Nihai sözler olarak, Âlemlerin ve âlemlerde bulunan bütün canlı ve cansız mevcudatın yüzü suyu hürmetine yaratıldığı, İki Cihan Şems ü Kameri Rasûlullah Efendimize, geçtiğimiz haftalarda Avrupa’nın çeşitli ülkelerinde yapılan, bilinçli, çirkin, lânet saldırıları da şiddetle kınıyoruz. Avrupa, Batı, gerçek yüzünü göstermiştir. Kimileri bunun farkında değillerdi. Umarım farkında olmuşlardır. Rabb’im Müslümanlara tefekkür den bir akıl, fikir ve şuur, Rasûl-i Zîşân Efendimizden de asla ayrılmayan bir gönül versin… Müslümanları derinden sarsan ve yaralayan bu çirkin karikatürler hakikatte, tek dişi kalmış sözde medenî Avrupa’nın kendi yüzlerini, karakterlerini resmetmektedir… Rasûlullah’a bir canımız değil sayısız canımız feda olsun… Başlarımız Rasûlullah Efendimizin yoluna hâkeyeksan olsun…(7)
Kaynakça:
1. Çile: “Çile” kelimesi Farsça olup “çihil” sözcüğünden gelmektedir ve “kırk” demektir.
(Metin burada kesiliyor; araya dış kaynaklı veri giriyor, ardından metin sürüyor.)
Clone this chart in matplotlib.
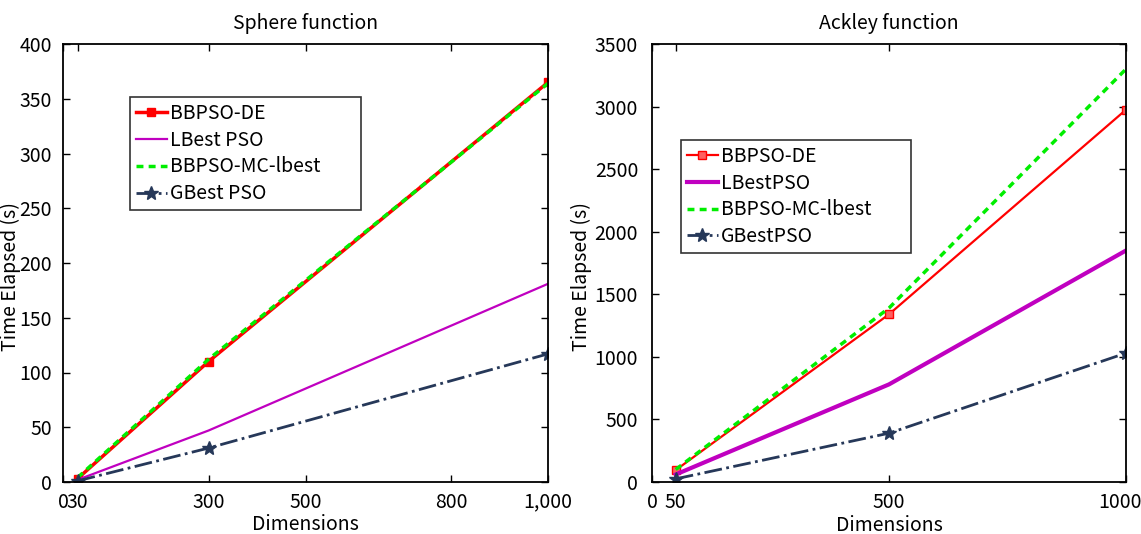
import matplotlib
matplotlib.use("Agg")
import matplotlib.pyplot as plt
from matplotlib import font_manager as fm
from matplotlib.transforms import ScaledTranslation

names = {f.name for f in fm.fontManager.ttflist}
main_font = 'Liberation Sans Narrow' if 'Liberation Sans Narrow' in names else 'Noto Sans CJK JP'
plt.rcParams['font.family'] = [main_font, 'DejaVu Sans']

# ---- Sphere function data ----
sphere_dims = [30, 300, 1000]
sphere_bbpso_de = [3, 110, 365]
sphere_lbest = [2, 47, 181]
sphere_mc_lbest = [4, 112, 364]
sphere_gbest = [1, 31, 117]
sphere_xticks = [0, 30, 300, 500, 800, 1000]
sphere_xticklabels = ['0', '30', '300', '500', '800', '1,000']
sphere_yticks = [0, 50, 100, 150, 200, 250, 300, 350, 400]

# ---- Ackley function data ----
ackley_dims = [50, 500, 1000]
ackley_bbpso_de = [95, 1340, 2975]
ackley_lbest = [60, 780, 1850]
ackley_mc_lbest = [100, 1390, 3300]
ackley_gbest = [25, 390, 1030]
ackley_xticks = [0, 50, 500, 1000]
ackley_xticklabels = ['0', '50', '500', '1000']
ackley_yticks = [0, 500, 1000, 1500, 2000, 2500, 3000, 3500]

navy = '#263859'
magenta = '#c000c0'
green = '#00ee00'

fig = plt.figure(figsize=(11.41, 5.34), dpi=100)
W, H = 1141, 534
ax1 = fig.add_axes([63 / W, 1 - 482 / H, (548 - 63) / W, (482 - 44) / H])
ax2 = fig.add_axes([652 / W, 1 - 482 / H, (1126 - 652) / W, (482 - 44) / H])

tick_fs = 14
lab_fs = 14
leg_fs = 14

# Sphere
ax1.plot(sphere_dims, sphere_bbpso_de, color='red', lw=2.5, marker='s', ms=5.5,
         mfc='red', mec='red', label='BBPSO-DE')
ax1.plot(sphere_dims, sphere_lbest, color=magenta, lw=1.6, label='LBest PSO')
ax1.plot(sphere_dims, sphere_mc_lbest, color=green, lw=2.5, ls=(0, (2, 1.5)),
         label='BBPSO-MC-lbest')
ax1.plot(sphere_dims, sphere_gbest, color=navy, lw=2.0, ls='-.', marker='*', ms=10,
         label='GBest PSO')
ax1.set_xlim(0, 1000)
ax1.set_ylim(0, 400)
ax1.set_xticks(sphere_xticks)
ax1.set_xticklabels(sphere_xticklabels)
ax1.set_yticks(sphere_yticks)
ax1.set_title('Sphere function', fontsize=lab_fs, pad=11)
ax1.set_xlabel('Dimensions', fontsize=lab_fs)
ax1.xaxis.set_label_coords(0.5, -0.072)
ax1.set_ylabel('Time Elapsed (s)', fontsize=lab_fs)
ax1.yaxis.set_label_coords(-0.086, 0.47)
leg1 = ax1.legend(loc='upper left', bbox_to_anchor=(0.138, 0.879, 0.476, 0.0),
                  mode='expand', fontsize=leg_fs,
                  frameon=True, fancybox=False, edgecolor='black', handlelength=1.6,
                  handletextpad=0.15, borderpad=0.3, labelspacing=0.3,
                  borderaxespad=0)
leg1.get_frame().set_linewidth(1.2)

# Ackley
ax2.plot(ackley_dims, ackley_bbpso_de, color='red', lw=1.6, marker='s', ms=5.5,
         mfc='#ff6060', mec='red', label='BBPSO-DE')
ax2.plot(ackley_dims, ackley_lbest, color=magenta, lw=3.0, label='LBestPSO')
ax2.plot(ackley_dims, ackley_mc_lbest, color=green, lw=2.5, ls=(0, (2, 1.5)),
         label='BBPSO-MC-lbest')
ax2.plot(ackley_dims, ackley_gbest, color=navy, lw=2.0, ls='-.', marker='*', ms=10,
         label='GBestPSO')
ax2.set_xlim(0, 1000)
ax2.set_ylim(0, 3500)
ax2.set_xticks(ackley_xticks)
ax2.set_xticklabels(ackley_xticklabels)
ax2.set_yticks(ackley_yticks)
ax2.set_title('Ackley function', fontsize=lab_fs, pad=11)
ax2.set_xlabel('Dimensions', fontsize=lab_fs)
ax2.xaxis.set_label_coords(0.5, -0.075)
ax2.set_ylabel('Time Elapsed (s)', fontsize=lab_fs)
ax2.yaxis.set_label_coords(-0.127, 0.47)
leg2 = ax2.legend(loc='upper left', bbox_to_anchor=(0.061, 0.781, 0.485, 0.0),
                  mode='expand', fontsize=leg_fs,
                  frameon=True, fancybox=False, edgecolor='black', handlelength=1.6,
                  handletextpad=0.15, borderpad=0.3, labelspacing=0.3,
                  borderaxespad=0)
leg2.get_frame().set_linewidth(1.2)

for ax, ypad in ((ax1, 8), (ax2, 10)):
    ax.tick_params(axis='both', direction='in', top=True, right=True,
                   labelsize=tick_fs, length=5, width=1)
    ax.tick_params(axis='y', pad=ypad)
    ax.tick_params(axis='x', pad=7)
    for s in ax.spines.values():
        s.set_linewidth(1.3)

# nudge the last x tick label of the right panel so it stays inside the figure
last = ax2.get_xticklabels()[-1]
last.set_transform(last.get_transform() + ScaledTranslation(-6 / 100, 0, fig.dpi_scale_trans))

fig.savefig('out.png', dpi=100)
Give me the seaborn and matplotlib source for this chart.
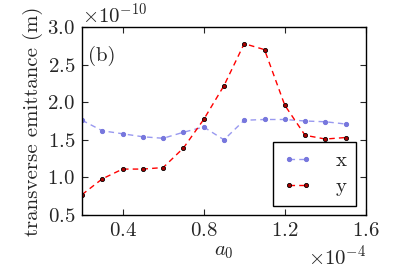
import numpy as np
import pandas as pd
import matplotlib
matplotlib.use("Agg")
import matplotlib.pyplot as plt
import seaborn as sns

# a0 values (x 1e-4) and emittances (x 1e-10 m)
a0 = [0.2, 0.3, 0.4, 0.5, 0.6, 0.7, 0.8, 0.9, 1.0, 1.1, 1.2, 1.3, 1.4, 1.5]
emit_x = [1.76, 1.62, 1.58, 1.54, 1.52, 1.60, 1.67, 1.50, 1.76, 1.77, 1.77, 1.75, 1.74, 1.71]
emit_y = [0.77, 0.98, 1.11, 1.11, 1.13, 1.39, 1.77, 2.22, 2.78, 2.70, 1.96, 1.56, 1.51, 1.53]

df = pd.DataFrame({
    "a0": np.array(a0) * 1e-4,
    "x": np.array(emit_x) * 1e-10,
    "y": np.array(emit_y) * 1e-10,
})

sns.set_style("ticks")
plt.rcParams["font.family"] = ["cmr10", "DejaVu Serif"]
plt.rcParams["mathtext.fontset"] = "cm"
plt.rcParams["axes.formatter.use_mathtext"] = True
plt.rcParams["font.size"] = 15

fig, ax = plt.subplots(figsize=(4.07, 2.71), dpi=100)

sns.lineplot(data=df, x="a0", y="x", ax=ax, color="#9999f0", linestyle=(0, (4, 3)),
             marker="o", markersize=3, markerfacecolor="#7777dd", markeredgecolor="#7777dd",
             linewidth=1, label="x")
sns.lineplot(data=df, x="a0", y="y", ax=ax, color="red", linestyle=(0, (4, 3)),
             marker="o", markersize=3, markerfacecolor="#aa0000", markeredgecolor="black",
             markeredgewidth=0.6, linewidth=1, label="y")

ax.set_xlim(0.2e-4, 1.6e-4)
ax.set_ylim(0.5e-10, 3.0e-10)
ax.set_xticks(np.array([0.4, 0.8, 1.2, 1.6]) * 1e-4)
ax.set_yticks(np.arange(0.5, 3.01, 0.5) * 1e-10)
ax.ticklabel_format(axis="both", style="sci", scilimits=(0, 0))
ax.tick_params(direction="in", top=True, right=True, length=4, width=0.8, pad=5)
for s in ax.spines.values():
    s.set_linewidth(1)
    s.set_color("black")

ax.set_xlabel("$a_0$", labelpad=2)
ax.set_ylabel("transverse emittance (m)", labelpad=3)
ax.text(0.02, 0.82, "(b)", transform=ax.transAxes)

leg = ax.legend(loc="lower right", numpoints=2, handlelength=1.45, fancybox=False,
                edgecolor="black", framealpha=1, borderpad=0.45, labelspacing=0.35,
                handletextpad=1.1, borderaxespad=0, bbox_to_anchor=(0.965, 0.05))
leg.get_frame().set_linewidth(1)

plt.subplots_adjust(left=0.2015, right=0.899, top=0.90, bottom=0.207)
fig.savefig("out.png", dpi=100)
Eskiden tarikat mensuplarının ve dervişlerin manevî olgunluğa ulaşmak için 40 gün 40 gece bir odaya kapanıp kimseyle görüşmemek, ibadet-i taat içinde olmak ve ancak yaşamlarını sürdürecek kadar az uyku ve yiyecekle kanaat etmek üzere geçirdikleri meşakkatli devreye “çile” denir. Çile aynı zamanda Mevlevîlikte “can” denilen Mevlevî müritlerinin dergâhın çeşitli hizmetlerinde çalışmak suretiyle riyazet yaparak doldurdukları 1001 güne verilen isimdir. Bu süreyi dolduran “can”lar “dede” unvanını almaya hak kazanırlardı.
2. el-Hicr, 15/72.
3. Kudûm: Türk tasavvuf müziğine mahsus usul vurma âletlerindendir. En çok Mevlevîhanelerde olmak üzere tekkelerde kullanılmıştır. Mevlevî sohbet, zikir ve tefekkür meclislerinde büyük ehemmiyeti vardır, zira zikirle raks eden dervişler kudümün vuruluşuna tâbidirler.Gülbâng: Eskiden tekkelerde, sohbet sırasında, saraylarda muayyen merasim sırasında hep bir ağızdan yüksek sesle okunan ilâhî veya dua…Gülbank örneği: Allah Allah illâllah, baş üryân, sîne püryan, kılıç kalkan, bu meydanda nice başlar kesilir, olmaz hiç soran, eyvallâh eyvallâh, kahrımız kılıcımız küffara ziyan, kulluğumuz padişaha ayan, üçler, yediler, kırklar, gülbâng-ı Muhammedî (ezan), nur-u Nebi, kerem-i Ali Pirimiz, Sultanımız Abdu’l - Kadir Geylânî, demine de hû diyelim hû…
4. el-Ahzâb, 33/56.
5. Matlâ: Kasidenin ilk beytine “matlâ” denir.
6. Seyyid: Hz. Muhammed’in torunu Hz. Hüseyin’in soyundan gelenler, Şerif ise Hz. Hasan’ın soyundan gelenler.
7. Hâkeyeksan (Hâk ile yek-sân) olmak: Toprağa karışmak, toprakla bir olmak.